_Set problem_
From the listing below, restate word for word the lines from the line containing "Rebuild this chart" down through the line containing "10.93, 9.78, 5.96];". Exclude pictures.
***** Data for this exercise *****
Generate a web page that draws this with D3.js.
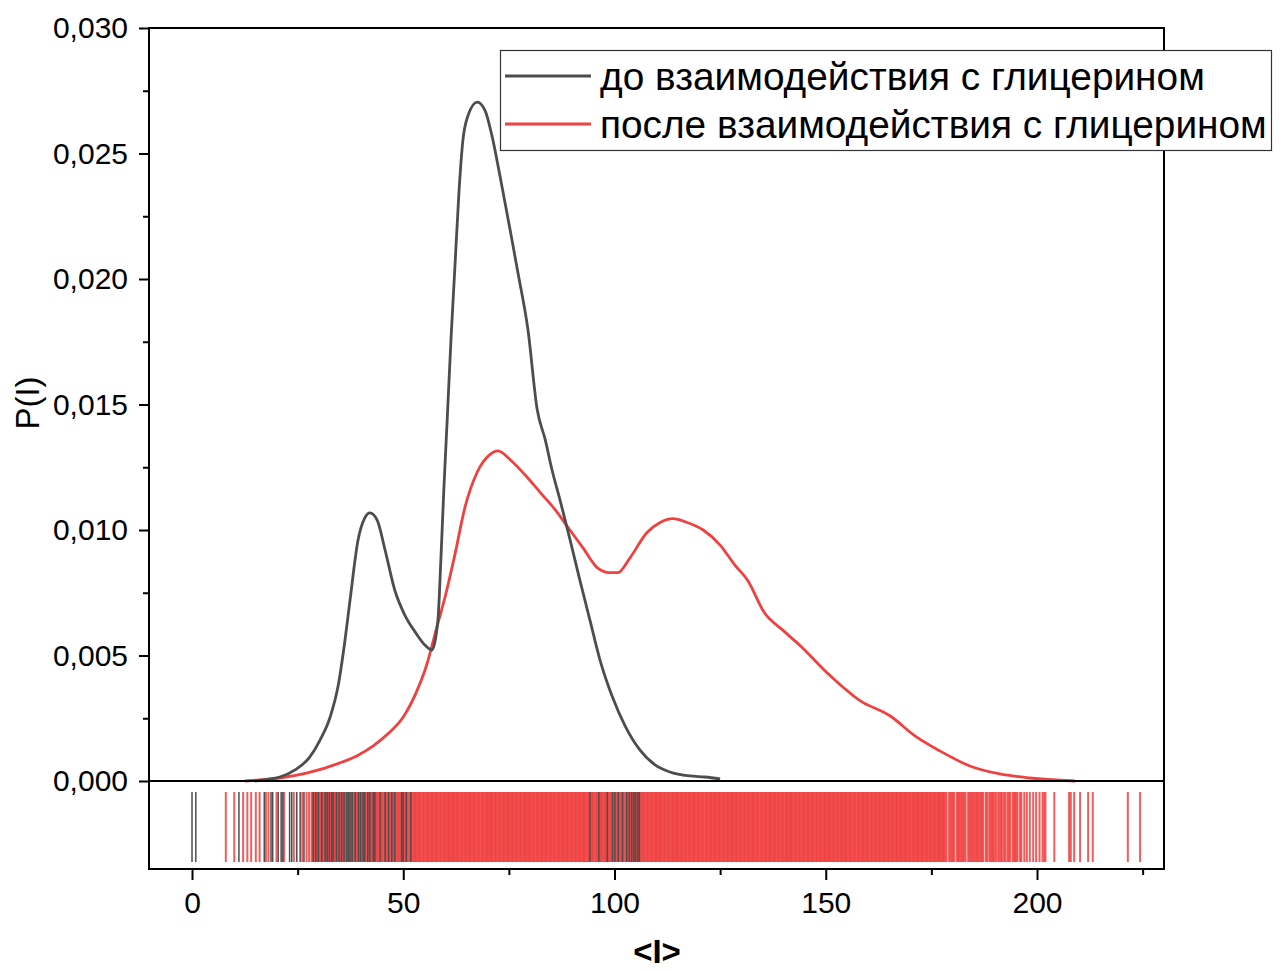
<!DOCTYPE html>
<html><head><meta charset="utf-8">
<script src="https://cdn.jsdelivr.net/npm/d3@7"></script>
<style>body{margin:0;background:#fff}svg{display:block}text{font-family:"Liberation Sans",Arial,sans-serif;fill:#000}</style>
</head><body><svg id="c" width="1285" height="971"></svg>
<script>
// ---- data (P values in units of 1e-3) ----
const seriesNames = ["до взаимодействия с глицерином", "после взаимодействия с глицерином"];
const beforeX = [14.9,18.5,20.8,24.4,27.9,30.3,32.7,34.6,36.2,37.4,39.3,40.9,42.1,43.8,45.7,48.0,50.4,52.8,55.1,56.8,58.2,58.9,59.6,60.4,61.3,62.2,63.2,64.1,65.3,67.5,69.4,71.0,72.9,75.3,77.2,79.5,81.7,83.6,85.2,87.1,89.5,91.8,94.2,96.6,99.4,102.5,106.0,109.6,113.1,117.9,121.4,125.0];
const beforeY = [0,0.08,0.16,0.44,0.96,1.63,2.55,3.8,5.6,7.2,9.6,10.48,10.68,10.4,9.2,7.6,6.6,5.94,5.42,5.22,6.4,8.8,11.6,14.4,17.6,20.4,23.5,25.5,26.5,27.05,26.7,25.7,24.1,21.95,20.2,18.0,14.8,13.6,12.4,11.2,9.6,8.0,6.4,4.8,3.4,2.2,1.24,0.64,0.36,0.2,0.16,0.08];
const afterX = [12.5,16.0,20.8,27.1,35.0,39.0,42.9,46.5,50.0,53.0,55.5,57.9,60.0,62.2,64.6,67.5,70.5,72.4,75.3,78.8,82.4,86.0,89.0,92.5,95.9,98.9,100.8,103.7,107.7,110.8,113.8,117.2,121.0,125.0,128.5,131.5,135.5,139.9,143.9,151.0,158.1,165.2,171.1,177.0,184.1,191.2,198.3,209.0];
const afterY = [0,0.04,0.12,0.31,0.72,1.0,1.4,1.9,2.55,3.5,4.6,6.1,7.4,9.0,10.9,12.3,13.0,13.15,12.8,12.2,11.5,10.8,10.1,9.3,8.5,8.3,8.3,8.9,9.9,10.3,10.45,10.3,10.0,9.4,8.6,8.0,6.7,6.0,5.4,4.2,3.2,2.6,1.8,1.2,0.6,0.28,0.12,0];
const beforeRug = [0,0.9,11.1,17.1,18.7,19.1,20.4,21.1,21.5,23.1,23.6,24.8,25.6,26.5,28.7,29.3,29.9,30.7,31.5,32.0,32.5,33.1,33.4,34.2,34.8,35.4,36.0,36.6,37.0,37.4,37.9,38.6,39.4,39.9,40.5,40.9,41.6,42.1,42.9,43.3,44.5,45.7,46.5,47.3,48.0,49.6,50.0,50.7,51.8,94.2,96.3,98.3,99.5,100.1,100.9,101.9,102.9,103.5,104.1,104.6,105.0,105.5,105.9];
const afterRug = [8.0,10.0,12.1,13.1,14.0,15.1,16.0,17.5,18.1,20.0,21.8,24.1,26.1,27.1,27.7,28.3,28.6,28.8,
29,29.3,29.6,29.8,30,30.3,30.6,30.8,31,31.3,31.6,31.8,32,32.3,32.6,32.8,33,33.3,33.6,33.8,34,34.3,34.6,34.8,35,35.3,35.6,35.8,36,36.3,36.6,36.8,37,37.3,37.6,37.8,38,38.3,38.6,38.8,
39,39.3,39.6,39.8,40,40.3,40.6,40.8,41,41.3,41.6,41.8,42,42.3,42.6,42.8,43,43.3,43.6,43.8,44,44.3,44.6,44.8,45,45.3,45.6,45.8,46,46.3,46.6,46.8,47,47.3,47.6,47.8,48,48.3,48.6,48.8,
49,49.3,49.6,49.8,50,50.3,50.6,50.8,51,51.3,51.6,51.8,52,52.3,52.6,52.8,53,53.3,53.6,53.8,54,54.3,54.6,54.8,55,55.3,55.6,55.8,56,56.3,56.6,56.8,57,57.3,57.6,57.8,58,58.3,58.6,58.8,
59,59.3,59.6,59.8,60,60.3,60.6,60.8,61,61.3,61.6,61.8,62,62.3,62.6,62.8,63,63.3,63.6,63.8,64,64.3,64.6,64.8,65,65.3,65.6,65.8,66,66.3,66.6,66.8,67,67.3,67.6,67.8,68,68.3,68.6,68.8,
69,69.3,69.6,69.8,70,70.3,70.6,70.8,71,71.3,71.6,71.8,72,72.3,72.6,72.8,73,73.3,73.6,73.8,74,74.3,74.6,74.8,75,75.3,75.6,75.8,76,76.3,76.6,76.8,77,77.3,77.6,77.8,78,78.3,78.6,78.8,
79,79.3,79.6,79.8,80,80.3,80.6,80.8,81,81.3,81.6,81.8,82,82.3,82.6,82.8,83,83.3,83.6,83.8,84,84.3,84.6,84.8,85,85.3,85.6,85.8,86,86.3,86.6,86.8,87,87.3,87.6,87.8,88,88.3,88.6,88.8,
89,89.3,89.6,89.8,90,90.3,90.6,90.8,91,91.3,91.6,91.8,92,92.3,92.6,92.8,93,93.3,93.6,93.8,94,94.3,94.6,94.8,95,95.3,95.6,95.8,96,96.3,96.6,96.8,97,97.3,97.6,97.8,98,98.3,98.6,98.8,
99,99.3,99.6,99.8,100,100.3,100.6,100.8,101,101.3,101.6,101.8,102,102.3,102.6,102.8,103,103.3,103.6,103.8,104,104.3,104.6,104.8,105,105.3,105.6,105.8,106,106.3,106.6,106.8,107,107.3,107.6,107.8,108,108.3,108.6,108.8,
109,109.3,109.6,109.8,110,110.3,110.6,110.8,111,111.3,111.6,111.8,112,112.3,112.6,112.8,113,113.3,113.6,113.8,114,114.3,114.6,114.8,115,115.3,115.6,115.8,116,116.3,116.6,116.8,117,117.3,117.6,117.8,118,118.3,118.6,118.8,
119,119.3,119.6,119.8,120,120.3,120.6,120.8,121,121.3,121.6,121.8,122,122.3,122.6,122.8,123,123.3,123.6,123.8,124,124.3,124.6,124.8,125,125.3,125.6,125.8,126,126.3,126.6,126.8,127,127.3,127.6,127.8,128,128.3,128.6,128.8,
129,129.3,129.6,129.8,130,130.3,130.6,130.8,131,131.3,131.6,131.8,132,132.3,132.6,132.8,133,133.3,133.6,133.8,134,134.3,134.6,134.8,135,135.3,135.6,135.8,136,136.3,136.6,136.8,137,137.3,137.6,137.8,138,138.3,138.6,138.8,
139,139.3,139.6,139.8,140,140.3,140.6,140.8,141,141.3,141.6,141.8,142,142.3,142.6,142.8,143,143.3,143.6,143.8,144,144.3,144.6,144.8,145,145.3,145.6,145.8,146,146.3,146.6,146.8,147,147.3,147.6,147.8,148,148.3,148.6,148.8,
149,149.3,149.6,149.8,150,150.3,150.6,150.8,151,151.3,151.6,151.8,152,152.3,152.6,152.8,153,153.3,153.6,153.8,154,154.3,154.6,154.8,155,155.3,155.6,155.8,156,156.3,156.6,156.8,157,157.3,157.6,157.8,158,158.3,158.6,158.8,
159,159.3,159.6,159.8,160,160.3,160.6,160.8,161,161.3,161.6,161.8,162,162.3,162.6,162.8,163,163.3,163.6,163.8,164,164.3,164.6,164.8,165,165.3,165.6,165.8,166,166.3,166.6,166.8,167,167.3,167.6,167.8,168,168.3,168.6,168.8,
169,169.3,169.6,169.8,170,170.3,170.6,170.8,171,171.3,171.6,171.8,172,172.3,172.6,172.8,173,173.3,173.6,173.8,174,174.3,174.6,174.8,175,175.3,175.6,175.8,176,176.3,176.6,176.8,177,177.3,177.6,177.8,178,178.3,178.6,
179.2,179.5,179.8,180.1,180.4,181.0,181.3,181.6,181.9,182.2,182.5,182.8,183.1,183.7,184.0,184.3,184.6,184.9,185.2,185.5,185.8,186.1,186.4,186.7,187.0,187.3,187.9,188.2,188.7,189.0,189.3,189.6,189.9,190.3,190.8,191.1,191.5,191.7,192.2,192.5,193.0,193.3,193.6,194.2,194.5,194.8,195.1,195.4,196.0,196.3,197.0,197.6,198.3,199.1,199.8,200.6,201.3,201.7,202.0,204.1,207.6,208.0,208.8,210.2,212.1,213.2,221.5,224.4];
const xTicks = [0,50,100,150,200];
const xMinorTicks = [25,75,125,175,225];
const yTicks = [0,0.005,0.010,0.015,0.020,0.025,0.030];
const yMinorTicks = [0.0025,0.0075,0.0125,0.0175,0.0225,0.0275];

// ---- layout ----
const svg = d3.select("#c");
const L = 149, R = 1164, T = 28, B = 869, Y0 = 781;
const x = d3.scaleLinear().domain([-10.18, 230.06]).range([L, R]);
const y = d3.scaleLinear().domain([0, 0.030]).range([Y0, T]);
const colBefore = "#4d4d4d", colAfter = "#f04040";

// rug
const rugG = svg.append("g");
rugG.selectAll("line.a").data(afterRug).join("line").attr("class","a")
  .attr("x1", d => x(d)).attr("x2", d => x(d)).attr("y1", 792).attr("y2", 862)
  .attr("stroke", colAfter).attr("stroke-width", 2).attr("stroke-opacity", 0.85);
rugG.selectAll("line.b").data(beforeRug).join("line").attr("class","b")
  .attr("x1", d => x(d)).attr("x2", d => x(d)).attr("y1", 792).attr("y2", 862)
  .attr("stroke", colBefore).attr("stroke-width", 1.5);

// curves
const line = d3.line().x(d => x(d[0])).y(d => y(d[1] / 1000)).curve(d3.curveMonotoneX);
svg.append("path").datum(afterX.map((v, i) => [v, afterY[i]])).attr("d", line)
  .attr("fill", "none").attr("stroke", colAfter).attr("stroke-width", 2.8);
svg.append("path").datum(beforeX.map((v, i) => [v, beforeY[i]])).attr("d", line)
  .attr("fill", "none").attr("stroke", colBefore).attr("stroke-width", 2.8);

// frame
const fr = svg.append("g").attr("stroke", "#000").attr("stroke-width", 2).attr("fill", "none");
fr.append("rect").attr("x", L).attr("y", T).attr("width", R - L).attr("height", B - T);
fr.append("line").attr("x1", L).attr("x2", R).attr("y1", Y0).attr("y2", Y0);

// axes
const fmt = d => d3.format(".3f")(d).replace(".", ",");
const yAx = svg.append("g").attr("transform", `translate(${L},0)`)
  .call(d3.axisLeft(y).tickValues(yTicks).tickFormat(fmt).tickSize(10).tickPadding(11));
const yAxM = svg.append("g").attr("transform", `translate(${L},0)`)
  .call(d3.axisLeft(y).tickValues(yMinorTicks).tickFormat("").tickSize(6));
const xAx = svg.append("g").attr("transform", `translate(0,${B})`)
  .call(d3.axisBottom(x).tickValues(xTicks).tickFormat(d3.format("d")).tickSize(11).tickPadding(12));
const xAxM = svg.append("g").attr("transform", `translate(0,${B})`)
  .call(d3.axisBottom(x).tickValues(xMinorTicks).tickFormat("").tickSize(6));
[yAx, yAxM, xAx, xAxM].forEach(g => {
  g.select(".domain").remove();
  g.selectAll(".tick line").attr("stroke", "#000").attr("stroke-width", 2);
  g.selectAll("text").attr("font-size", 30).attr("font-family", "'Liberation Sans',Arial,sans-serif").attr("fill", "#000");
});

// axis titles
svg.append("text").attr("transform", "translate(39,403) rotate(-90)").attr("text-anchor", "middle")
  .attr("font-size", 33).text("P(I)");
svg.append("text").attr("x", 657).attr("y", 963).attr("text-anchor", "middle")
  .attr("font-size", 33).attr("font-weight", "bold").text("<I>");

// legend
const lg = svg.append("g");
lg.append("rect").attr("x", 500.5).attr("y", 50.5).attr("width", 771).attr("height", 100)
  .attr("fill", "#fff").attr("stroke", "#333").attr("stroke-width", 1.2);
[colBefore, colAfter].forEach((c, i) => {
  const yy = 76 + i * 48;
  lg.append("line").attr("x1", 505).attr("x2", 591).attr("y1", yy).attr("y2", yy)
    .attr("stroke", c).attr("stroke-width", 3);
  lg.append("text").attr("x", 600).attr("y", yy + 14).attr("font-size", 38.8).text(seriesNames[i]);
});
</script></body></html>
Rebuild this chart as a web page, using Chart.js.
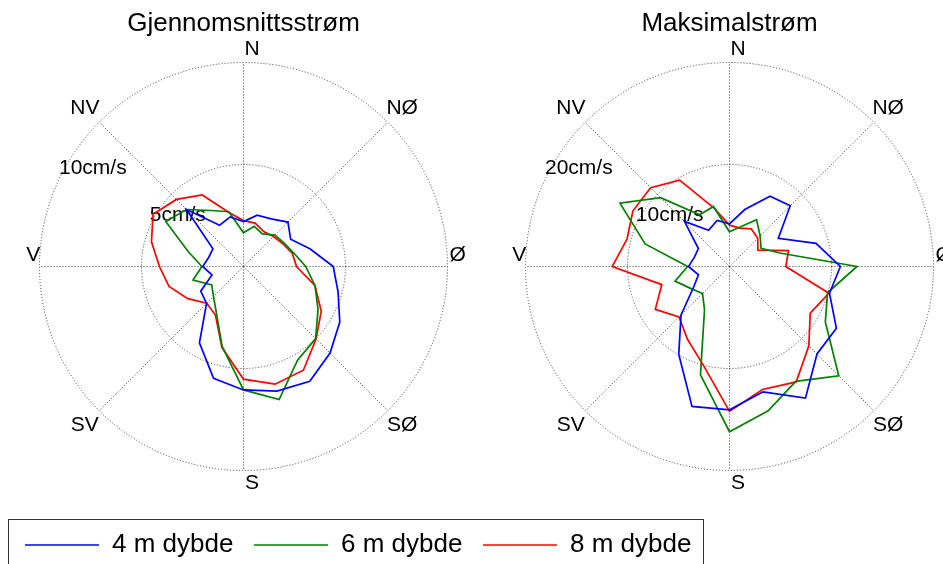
<!DOCTYPE html>
<html>
<head>
<meta charset="utf-8">
<script src="https://cdn.jsdelivr.net/npm/chart.js@4.4.1/dist/chart.umd.min.js"></script>
<style>
  html, body { margin: 0; padding: 0; background: #fff; overflow: hidden; }
  #wrap { position: relative; width: 943px; height: 568px; }
</style>
</head>
<body>
<div id="wrap"><canvas id="rose" width="943" height="568"></canvas></div>
<script>
// Current direction sectors, 15° each, clockwise from north
const sectors = ['0°','15°','30°','45°','60°','75°','90°','105°','120°','135°','150°','165°',
                 '180°','195°','210°','225°','240°','255°','270°','285°','300°','315°','330°','345°'];
// Compass names for every third sector (0°, 45°, ... 315°)
const compassNames = ['N', 'NØ', 'Ø', 'SØ', 'S', 'SV', 'V', 'NV'];

// Mean current speed (cm/s) per sector
const mean4m = [2.2, 2.6, 2.7, 3.08, 2.67, 3.37, 4.4, 4.8, 5.45, 6.0, 6.5, 6.32,
                6.05, 5.67, 4.32, 2.56, 2.42, 1.6, 2.0, 1.76, 1.73, 3.95, 2.34, 2.52];
const mean6m = [1.65, 2.04, 1.85, 2.18, 2.3, 2.55, 3.05, 3.63, 4.22, 5.0, 5.3, 6.75,
                6.05, 4.05, 2.65, 2.08, 1.8, 2.56, 2.04, 2.8, 4.4, 3.95, 3.17, 2.78];
const mean8m = [2.25, 2.2, 1.98, 2.08, 2.23, 2.48, 2.6, 3.63, 4.4, 5.03, 5.87, 5.97,
                5.52, 4.1, 2.75, 2.55, 3.15, 3.78, 4.12, 4.67, 5.12, 4.65, 4.05, 2.74];

// Maximum current speed (cm/s) per sector
const max4m = [4.18, 5.78, 7.95, 8.42, 5.53, 8.78, 10.87, 10.15, 12.1, 12.13, 14.9, 12.72,
               14.05, 14.2, 9.95, 6.72, 4.07, 3.15, 4.02, 3.56, 3.52, 6.25, 4.1, 4.67];
const max6m = [3.4, 4.0, 5.3, 4.25, 3.57, 5.1, 12.5, 9.95, 10.85, 15.15, 13.0, 14.65,
               16.2, 11.0, 4.9, 3.74, 4.34, 5.53, 4.1, 8.56, 12.4, 9.55, 5.85, 6.09];
const max8m = [4.05, 3.9, 4.27, 3.91, 3.22, 5.99, 5.52, 10.1, 9.14, 11.0, 13.07, 12.48,
               14.2, 9.98, 8.24, 7.0, 8.4, 6.87, 11.5, 10.4, 10.93, 10.93, 9.78, 5.96];

// Ring values and titles
const meanRings = [5, 10];
const maxRings = [10, 20];
const speedUnit = 'cm/s';
const titles = ['Gjennomsnittsstrøm', 'Maksimalstrøm'];
const depthLabels = ['4 m dybde', '6 m dybde', '8 m dybde'];
const depthColors = ['#0000ff', '#008000', '#ff0000'];

const FONT = '"Liberation Sans", Arial, Helvetica, sans-serif';
const RADIUS = 204;
const CENTER_Y = 266.5;
const CENTERS_X = [243.5, 729.5];
const GRID_COLOR = '#3a3a3a';

function polarScale(rings, cx) {
  return {
    type: 'radialLinear',
    axis: 'r',
    min: 0,
    max: rings[rings.length - 1],
    ticks: { display: false, stepSize: rings[0] },
    pointLabels: { display: false },
    grid: { circular: true, color: GRID_COLOR, lineWidth: 1 },
    border: { dash: [1, 2] },
    angleLines: {
      color: GRID_COLOR,
      lineWidth: ctx => (ctx.index % 3 === 0 ? 1 : 0),
      borderDash: [1, 2]
    },
    afterFit: s => {
      s.xCenter = cx;
      s.yCenter = CENTER_Y;
      s.drawingArea = RADIUS;
    }
  };
}

function series(label, data, color, axis) {
  return {
    label, data, rAxisID: axis,
    borderColor: color, backgroundColor: color,
    borderWidth: 1.7, fill: false, tension: 0,
    pointRadius: 0, pointHoverRadius: 0
  };
}

// Titles, compass names and ring labels, placed from each radial scale
const polarText = {
  id: 'polarText',
  beforeDatasetsDraw(chart) {
    const ctx = chart.ctx;
    const ringSets = [meanRings, maxRings];
    ['rL', 'rR'].forEach((id, k) => {
      const s = chart.scales[id];
      ctx.save();
      ctx.fillStyle = '#000';

      ctx.font = '26px ' + FONT;
      ctx.textAlign = 'center';
      ctx.textBaseline = 'alphabetic';
      ctx.fillText(titles[k], s.xCenter, s.yCenter - s.drawingArea - 31.5);

      ctx.font = '21px ' + FONT;
      ctx.textBaseline = 'middle';
      compassNames.forEach((name, j) => {
        const idx = j * 3;
        const diagonal = j % 2 === 1;
        const vertical = j === 0 || j === 4;
        const dist = s.drawingArea * (diagonal ? 1.1 : (vertical ? 1.063 : 1.04));
        const p = s.getPointPosition(idx, dist);
        const dx = vertical ? 8.5 : (diagonal ? 0 : 2);
        const dy = (!vertical && !diagonal) ? -11.5 : 0;
        ctx.fillText(name, p.x + dx, p.y + dy);
      });

      ctx.textAlign = 'left';
      ctx.textBaseline = 'alphabetic';
      ringSets[k].forEach(v => {
        const p = s.getPointPosition(19.8, s.getDistanceFromCenterForValue(v) + 2);
        ctx.fillText(v + speedUnit, p.x - 1, p.y + 1.5);
      });
      ctx.restore();
    });
  }
};

// Frame around the legend entries
const legendFrame = {
  id: 'legendFrame',
  afterDraw(chart) {
    const lg = chart.legend;
    if (!lg || !lg.legendHitBoxes || !lg.legendHitBoxes.length) return;
    const boxes = lg.legendHitBoxes;
    const first = boxes[0];
    const last = boxes[boxes.length - 1];
    const midY = first.top + first.height / 2;
    const ctx = chart.ctx;
    ctx.save();
    ctx.strokeStyle = '#333';
    ctx.lineWidth = 1;
    const x0 = Math.round(first.left - 17) + 0.5;
    const x1 = Math.round(last.left + last.width + 12) + 0.5;
    const y0 = Math.round(midY - 26) + 0.5;
    ctx.strokeRect(x0, y0, x1 - x0, 80);
    ctx.restore();
  }
};

new Chart(document.getElementById('rose'), {
  type: 'radar',
  data: {
    labels: sectors,
    datasets: [
      series(depthLabels[0], mean4m, depthColors[0], 'rL'),
      series(depthLabels[1], mean6m, depthColors[1], 'rL'),
      series(depthLabels[2], mean8m, depthColors[2], 'rL'),
      series(depthLabels[0], max4m, depthColors[0], 'rR'),
      series(depthLabels[1], max6m, depthColors[1], 'rR'),
      series(depthLabels[2], max8m, depthColors[2], 'rR')
    ]
  },
  options: {
    responsive: false,
    animation: false,
    events: [],
    layout: { padding: { left: 4.4, right: 0, top: 0, bottom: 0 } },
    scales: {
      rL: polarScale(meanRings, CENTERS_X[0]),
      rR: polarScale(maxRings, CENTERS_X[1])
    },
    plugins: {
      tooltip: { enabled: false },
      title: { display: false },
      legend: {
        position: 'bottom',
        align: 'start',
        labels: {
          filter: item => item.datasetIndex < 3,
          usePointStyle: true,
          pointStyle: 'line',
          pointStyleWidth: 74,
          padding: 20.6,
          color: '#000',
          font: { size: 26, family: FONT }
        }
      }
    }
  },
  plugins: [polarText, legendFrame]
});
</script>
</body>
</html>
*****
_Answer below_
Rebuild this chart as a web page, using Chart.js.
<!DOCTYPE html>
<html>
<head>
<meta charset="utf-8">
<script src="https://cdn.jsdelivr.net/npm/chart.js@4.4.1/dist/chart.umd.min.js"></script>
<style>
  html, body { margin: 0; padding: 0; background: #fff; overflow: hidden; }
  #wrap { position: relative; width: 943px; height: 568px; }
</style>
</head>
<body>
<div id="wrap"><canvas id="rose" width="943" height="568"></canvas></div>
<script>
// Current direction sectors, 15° each, clockwise from north
const sectors = ['0°','15°','30°','45°','60°','75°','90°','105°','120°','135°','150°','165°',
                 '180°','195°','210°','225°','240°','255°','270°','285°','300°','315°','330°','345°'];
// Compass names for every third sector (0°, 45°, ... 315°)
const compassNames = ['N', 'NØ', 'Ø', 'SØ', 'S', 'SV', 'V', 'NV'];

// Mean current speed (cm/s) per sector
const mean4m = [2.2, 2.6, 2.7, 3.08, 2.67, 3.37, 4.4, 4.8, 5.45, 6.0, 6.5, 6.32,
                6.05, 5.67, 4.32, 2.56, 2.42, 1.6, 2.0, 1.76, 1.73, 3.95, 2.34, 2.52];
const mean6m = [1.65, 2.04, 1.85, 2.18, 2.3, 2.55, 3.05, 3.63, 4.22, 5.0, 5.3, 6.75,
                6.05, 4.05, 2.65, 2.08, 1.8, 2.56, 2.04, 2.8, 4.4, 3.95, 3.17, 2.78];
const mean8m = [2.25, 2.2, 1.98, 2.08, 2.23, 2.48, 2.6, 3.63, 4.4, 5.03, 5.87, 5.97,
                5.52, 4.1, 2.75, 2.55, 3.15, 3.78, 4.12, 4.67, 5.12, 4.65, 4.05, 2.74];

// Maximum current speed (cm/s) per sector
const max4m = [4.18, 5.78, 7.95, 8.42, 5.53, 8.78, 10.87, 10.15, 12.1, 12.13, 14.9, 12.72,
               14.05, 14.2, 9.95, 6.72, 4.07, 3.15, 4.02, 3.56, 3.52, 6.25, 4.1, 4.67];
const max6m = [3.4, 4.0, 5.3, 4.25, 3.57, 5.1, 12.5, 9.95, 10.85, 15.15, 13.0, 14.65,
               16.2, 11.0, 4.9, 3.74, 4.34, 5.53, 4.1, 8.56, 12.4, 9.55, 5.85, 6.09];
const max8m = [4.05, 3.9, 4.27, 3.91, 3.22, 5.99, 5.52, 10.1, 9.14, 11.0, 13.07, 12.48,
               14.2, 9.98, 8.24, 7.0, 8.4, 6.87, 11.5, 10.4, 10.93, 10.93, 9.78, 5.96];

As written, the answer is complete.